The NFL filed a motion on Friday asking federal judge Helen Berrigan to dismiss requests by the NFL Players Association and Jonathan Vilma for her to block suspensions levied by the league.
The league also put forth its opposition to Vilma's request for a temporary restraining order and injunction for his season-long suspension.
The NFL says in its filing that by not participating in the appeals process, none of the players 'exhausted the dispute resolution procedures available to them under the CBA.'
'That failure requires dismissal of their actions,' the NFL argues.
Friday's combined filings consisted of more than 1,300 pages, including the CBA in both.
In the motion filed Friday, the league argues that under the Labor-Management Relations Act, the players aren't allowed to dispute Commissioner Roger Goodell's decision because they agreed in the CBA that his judgments were final.
Included in the NFL's argument is that the NFLPA has brought two grievances to CBA arbitrators challenging Goodell's final authority, both of which they lost. The NFLPA has appealed one of those decisions.
'The NFLPA and Mr. Vilma also filed these actions, asking this court to set aside the arbitration award that followed their deliberate choice not to present any evidence in support of their appeal to the commissioner their collectively-bargained exclusive avenue for relief.'
Additionally, the NFL argues that Goodell's original statements didn't show unfair bias towards the players for an appeal.
'As a general matter, arbitrators 'often have interest and relationships that overlap with the matter they are considering.' Here, of course, the commissioner's obligations include ensuring and preserving not only the integrity of, but also 'public confidence' in the game of professional football a responsibility imposed on him by the parties in the CBA. The NFLPA knew about that obligation when it entered into the CBA.'
As in a motion filed late Thursday, the NFL Players Association and the NFL are asking to get an expedited hearing date to resolve the lawsuit by the players against the league.
The NFLPA said it will seek an injunction to block the suspensions so the players can start the season on Sept. 9 if a resolution hasn't come before then.

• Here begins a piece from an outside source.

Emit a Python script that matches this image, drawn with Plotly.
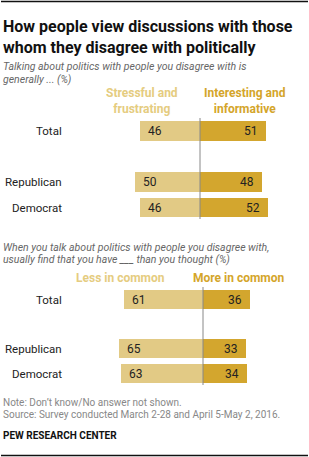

The NFLPA has said it will file its opposition of the NFL's request for a dismissal of the case on Aug. 1 with the league filing its counter the union's opposition on Aug. 7.
Both sides agree, however, that the entire process needs to take place prior to the start of the regular season on Sept. 9, the date that the suspensions begin for the Fujita, Smith and Hargrove.
The NFL and NFLP jointly asked for Berrigan to hear the union's request to block the suspensions on Aug. 10, 13 or 14.
A settlement conference has been set for Monday at 9:30 a.m. in front of Magistrate Judge Daniel E. Knowles III.
An expedited hearing on Vilma's injunction and temporary restraining order will take place three days later on July 26.